Social media use is at an all time high and as a result more and more researchers are paying attention.
The Good, the Bad, & The Ugly
Scientists know that teenagers have an enlarged nucleus accumbens - the "reward" part of the brain. You'll never enjoy chocolate as much as an adult then you did as a teenager. It also makes them a tad more impulsive and a little less predictable.
What we're also finding out is that social media approval - likes, shares, comments, etc. Lights up the "reward" part of the brain. Meaning, in some ways, it's just as good as chocolate but a whole lot more quantifiable.
What starts as harmless sharing of experiences, adventures, likes and dislikes, can slowly morph into a manicured self image, approval seeking, semi-compulsive machine where students (and many adults) check social media to find out how people are reacting to the content they're posting.
The documentary #Being13 mentioned earlier asked why teens were going on social media and found out that:
- 61% of teens said they wanted to see if their online posts are getting likes and comments.
- 36% of teens said they wanted to see if their friends are doing things without them.
- 21% of teens said they wanted to make sure no one was saying mean things about them.
This also had a much more sinister side to it.
The study found that the more teens engaged in social media, the more distressed they became. Things escalated quickly. 8th grade students were sending nude photos, bullying, being bullied and saying things one doesn't feel comfortable repeating on a church blog post.
Why Faith Matters
Our greatest temptations tend to come from three sources: Appetite, Affirmation and Ambition. Some have used these to categorize Jesus' temptations in the desert.
In God, all of our needs are filled. Whatever we desire, whatever we're tempted with - we find their most beautiful and perfect form in God. He is the source of all that is good. So much so that Paul tells us that the secret to being content in every situation is Christ and He gives us the strength to find our contentment in Him - whether we have a lot or a little.

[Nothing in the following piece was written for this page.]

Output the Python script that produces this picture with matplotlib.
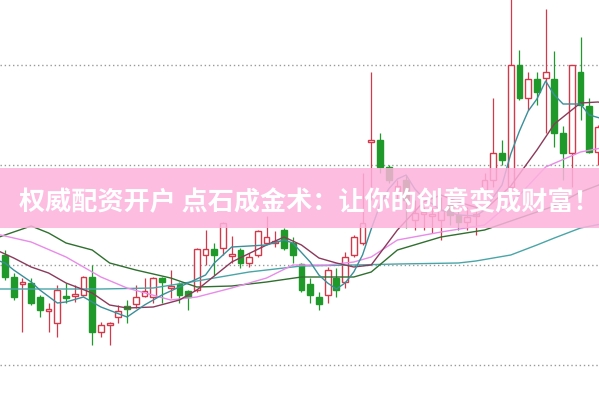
import matplotlib
matplotlib.use("Agg")
import matplotlib.pyplot as plt
from matplotlib.patches import Rectangle

# daily candles (price units), one entry per session
opens = [21.0, 18.8, 18.1, 18.2, 16.8, 15.4, 14.2, 16.9, 16.9, 17.0,
         18.8, 13.3, 14.0, 14.8, 15.9, 16.1, 16.9, 16.8, 18.7, 17.7,
         18.1, 17.4, 17.5, 21.0, 21.6, 21.7, 20.9, 21.5, 20.2, 21.0,
         22.2, 22.2, 23.5, 22.2, 20.1, 18.1, 16.8, 17.0, 18.7, 18.3,
         21.0, 22.2, 32.3, 32.5, 29.8, 27.3, 28.5, 24.5, 25.1, 24.9,
         24.5, 26.0, 25.0, 24.3, 24.9, 27.5, 28.5, 31.2, 27.8, 40.0,
         36.7, 38.6, 38.7, 38.6, 33.2, 31.2, 39.3, 35.9, 31.3]
highs = [21.5, 19.2, 18.7, 18.7, 17.0, 16.2, 18.0, 18.2, 18.0, 18.9,
         20.0, 14.3, 14.3, 16.0, 16.5, 18.0, 18.7, 18.8, 18.8, 19.5,
         18.3, 17.5, 21.7, 23.5, 22.2, 24.3, 22.9, 21.7, 21.2, 23.5,
         24.9, 23.4, 23.7, 22.8, 20.2, 18.7, 17.3, 19.8, 19.7, 21.3,
         23.0, 29.2, 39.3, 33.2, 30.0, 28.5, 29.0, 26.5, 25.8, 25.8,
         26.8, 26.5, 25.5, 25.8, 25.8, 29.2, 36.7, 32.5, 47.0, 41.5,
         39.3, 39.3, 45.6, 41.4, 33.9, 40.0, 42.8, 36.7, 34.0]
lows = [18.5, 16.5, 13.3, 16.0, 14.8, 13.3, 12.8, 16.2, 16.3, 16.9,
        12.0, 12.8, 12.0, 14.2, 14.2, 15.7, 16.8, 16.2, 16.2, 16.7,
        16.2, 15.5, 17.3, 20.0, 19.0, 21.0, 20.2, 19.7, 19.8, 20.8,
        22.1, 21.8, 21.5, 20.2, 17.3, 16.2, 15.5, 16.2, 16.8, 17.7,
        20.8, 22.0, 26.5, 29.2, 28.2, 26.5, 23.7, 23.5, 23.5, 23.2,
        22.5, 24.0, 23.5, 23.5, 23.0, 26.5, 27.8, 30.0, 27.8, 36.5,
        35.5, 36.0, 33.2, 31.8, 28.5, 27.8, 34.5, 31.2, 30.0]
closes = [18.8, 16.8, 18.3, 16.2, 15.5, 15.6, 17.5, 16.7, 17.1, 18.8,
          13.3, 14.0, 14.2, 15.4, 15.6, 16.8, 17.4, 18.7, 18.3, 17.9,
          17.0, 16.8, 21.6, 21.6, 21.0, 24.2, 21.1, 20.2, 20.8, 23.4,
          22.8, 22.4, 21.7, 21.0, 17.5, 17.0, 16.1, 19.5, 17.5, 20.8,
          22.8, 24.2, 32.5, 29.8, 28.5, 27.9, 26.5, 25.2, 25.3, 25.1,
          25.5, 25.0, 24.3, 24.8, 25.1, 28.5, 31.2, 30.5, 40.0, 36.7,
          38.6, 37.3, 39.3, 33.2, 31.2, 40.0, 36.0, 31.3, 33.8]

# moving average lines (session index -> price)
ma5_idx = [-1, 0, 1, 3, 4, 6, 7, 9, 11, 14, 16, 18, 20, 23, 24, 26, 30, 32, 33,
           35, 36, 37, 38, 39, 40, 41, 42, 43, 44, 45, 46, 47, 48, 50, 52, 54,
           55, 56, 57, 58, 59, 60, 61, 62, 63, 64, 66, 67, 69]
ma5_val = [20.5, 20.2, 19.5, 18.3, 17.5, 16.2, 16.3, 16.8, 15.8, 14.8, 16.0,
           17.0, 17.8, 19.0, 20.2, 21.8, 22.0, 22.5, 22.2, 20.3, 19.0, 18.2,
           17.6, 18.2, 19.3, 21.0, 23.6, 26.0, 27.6, 28.6, 29.0, 27.6, 26.7,
           25.5, 25.0, 24.9, 25.5, 26.8, 28.0, 31.1, 33.4, 35.4, 36.6, 38.4,
           37.0, 36.1, 36.1, 35.0, 34.5]
ma10_idx = [-1, 1, 3, 5, 7, 10, 12, 14, 17, 20, 22, 26, 30, 32, 34, 36, 38, 40,
            42, 45, 48, 50, 52, 55, 58, 61, 63, 66, 68, 69]
ma10_val = [21.5, 20.7, 19.8, 19.2, 18.2, 17.2, 16.0, 15.7, 15.8, 16.5, 17.5,
            20.3, 22.0, 22.8, 22.0, 20.7, 20.2, 19.8, 20.0, 23.5, 26.3, 27.0,
            26.3, 25.5, 27.9, 31.5, 34.1, 36.2, 36.3, 36.1]
ma20_idx = [-1, 3, 7, 11, 14, 19, 22, 26, 30, 33, 37, 40, 42, 45, 50, 55, 59,
            62, 66, 69]
ma20_val = [23.1, 22.3, 20.8, 18.8, 17.7, 16.5, 16.8, 17.7, 18.7, 20.0, 20.0,
            20.3, 20.8, 22.5, 23.3, 24.0, 27.0, 29.8, 31.3, 31.8]
ma30_idx = [-1, 3, 5, 7, 10, 12, 15, 19, 22, 26, 30, 34, 40, 42, 45, 50, 55,
            59, 63, 66, 69]
ma30_val = [22.7, 23.9, 23.2, 22.2, 21.5, 20.2, 19.5, 18.7, 17.8, 17.9, 18.3,
            18.8, 18.8, 19.3, 21.5, 22.8, 23.5, 24.7, 25.9, 27.3, 28.3]
ma60_idx = [-1, 11, 17, 22, 28, 34, 40, 45, 52, 54, 58, 61, 63, 66, 69]
ma60_val = [17.6, 17.6, 17.7, 18.4, 19.3, 19.9, 20.0, 20.1, 20.2, 20.4, 21.0,
            22.0, 22.7, 23.7, 24.2]

grid_levels = [10, 20, 30, 40]
banner_text = "权威配资开户 点石成金术：让你的创意变成财富！"

UP = "#d2394b"
DOWN = "#1f9a2a"

fig = plt.figure(figsize=(5.99, 3.99), dpi=100)
ax = fig.add_axes([0, 0, 1, 1])
ax.set_xlim(-0.573, 68.12)
ax.set_ylim(6.6, 46.5)
ax.axis("off")

for lvl in grid_levels:
    ax.axhline(lvl, color="#999999", lw=1.0, ls=(0, (1, 2)), zorder=0)

width = 0.66
for i, (o, h, l, c) in enumerate(zip(opens, highs, lows, closes)):
    up = c >= o
    col = UP if up else DOWN
    ax.vlines(i, l, h, color=col, lw=0.9, zorder=2)
    body = max(abs(c - o), 0.04)
    ax.bar(i, body, bottom=min(o, c), width=width,
           facecolor="white" if up else DOWN, edgecolor=col, lw=1.0, zorder=3)

ax.plot(ma60_idx, ma60_val, color="#4aa5a8", lw=1.0, zorder=4)
ax.plot(ma30_idx, ma30_val, color="#2f6f2f", lw=1.0, zorder=4)
ax.plot(ma20_idx, ma20_val, color="#e98be9", lw=1.0, zorder=4)
ax.plot(ma10_idx, ma10_val, color="#8a3a5a", lw=1.0, zorder=4)
ax.plot(ma5_idx, ma5_val, color="#3a8f9a", lw=1.0, zorder=4)

# translucent pink banner across the chart
ax.add_patch(Rectangle((0, 1 - 228 / 399), 1, 60 / 399, transform=ax.transAxes,
                       facecolor="#fdb2dc", edgecolor="none", alpha=0.85, zorder=5))
ax.text(0.516, 1 - 203 / 399, banner_text, transform=ax.transAxes,
        ha="center", va="center", color="white", fontsize=18.8, fontweight="bold",
        family=["Noto Sans CJK SC", "DejaVu Sans"], zorder=6)

fig.savefig("out.png", dpi=100)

Paul, in a letter written to the Galatians says, "Am I now trying to win the approval of human beings, or of God? Or am I trying to please people? If I were still trying to please people, I would not be a servant of Christ."
In other words, Christians are freed from finding their approval in others. A not only that but often times following Christ may mean that you'll earn the disapproval of others:
18 “If the world hates you, remember that it hated me first. 19 The world would love you as one of its own if you belonged to it, but you are no longer part of the world. I chose you to come out of the world, so it hates you. 20 Do you remember what I told you? ‘A slave is not greater than the master.’ Since they persecuted me, naturally they will persecute you. And if they had listened to me, they would listen to you. 21 They will do all this to you because of me, for they have rejected the one who sent me.
In other words, Christians should expect to be unpopular but it won't matter because our approval comes from God and God alone.
Obsessively honing our social media image in an effort to garner likes is probably a symptom of a sin-sick soul.
What You Can Do About It
Pay Attention/Be Involved
#Being13 also studied parents of the participating teens. Almost all parents -- 94% -- underestimated the amount of fighting happening over social media. Despite that finding, parents that tried to keep a close eye on their child's social media accounts had a profound effect on their child's psychological well-being.
"Parent monitoring effectively erased the negative effects of online conflicts," Faris said.
Take Your Teen to Church
Seriously, it's a great place to learn that nothing can separate them from the love of God. It's also a great place for students to be surrounded by people who know they're loved and valuable because they're made in the image of God.